By JEFF FICK
RIO DE JANEIRO -- Brazilian oil workers will vote to approve a five-day strike at state-run energy company Petroleo Brasileiro, or Petrobras, that would likely interrupt oil production at the company, a union official said Friday.
The strike is tentatively scheduled to start Feb. 20, said Joao Antonio de Moraes, general coordinator for the Brazilian Oil Workers Federation, or FUP. FUP is an umbrella union representing about two-thirds of Petrobras's 80,000 employees.
If approved, the strike would come at a delicate time for Petrobras. Petrobras has struggled with flagging crude-oil production over the past year because of declining recovery rates at mature fields and maintenance shutdowns at ageing offshore platforms.
The company's finances have also been stretched because of heavy imports of gasoline and diesel fuel that the company is forced to sell at a loss in the domestic market.
Petrobras reports fourth-quarter earnings results Monday, with year-on-year net profits expected to rise about 20%. The company's full-year profit, however, is expected to be the worst in nearly a decade.
Workers are protesting Petrobras's latest profit-sharing offer, which the union contends short-changes workers to the benefit of shareholders. Workers could accept a lower slice of Petrobras's profits if the company also reduced dividends paid to shareholders, Mr. Moraes said.

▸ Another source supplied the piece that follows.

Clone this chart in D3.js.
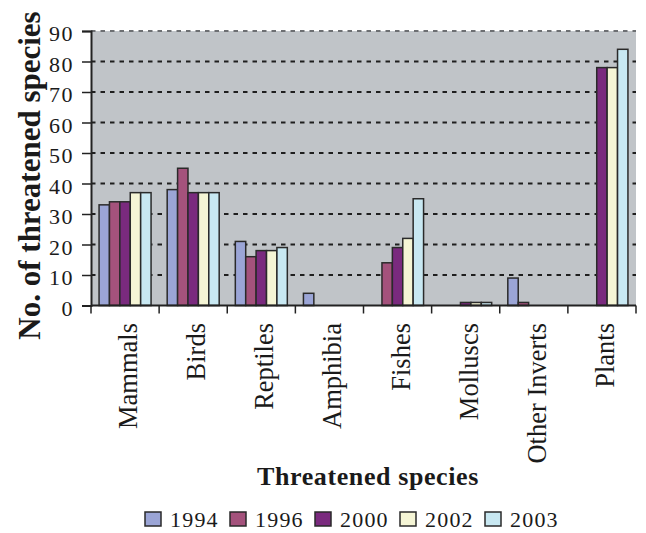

"The negotiations are very difficult" this year, the union chief added. While FUP has sought out further negotiations with Petrobras and the government, nothing has been scheduled so far, Mr. Moraes said.

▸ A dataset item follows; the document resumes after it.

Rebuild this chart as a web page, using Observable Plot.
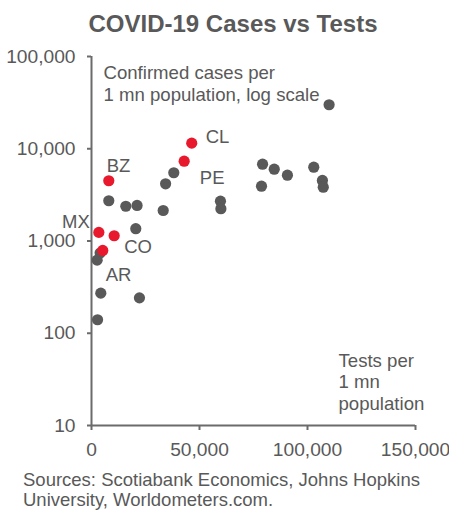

Petrobras said that it used the same criteria for its profit-sharing proposal as previous years. "The company remains open to negotiations with labor groups so that all parties may come to an understanding," Petrobras said in an email.
The broader strike would follow a 24-hour "warning" strike held Monday. Workers declined to change shifts at refineries and terminals, while workers at offshore platforms only performed routine duties. The strike did not aim to affect production, union officials said.
That's not the case this time around, Mr. Moraes said. "It's safe to say that production will be affected by a strike lasting five days," Mr. Moraes said.
The last major strike at Petrobras took place in July 2008, when oil workers walked off the job for five days to protest work issues and profit-sharing proposals. The strike cost Petrobras about 63,000 bpd of crude oil production.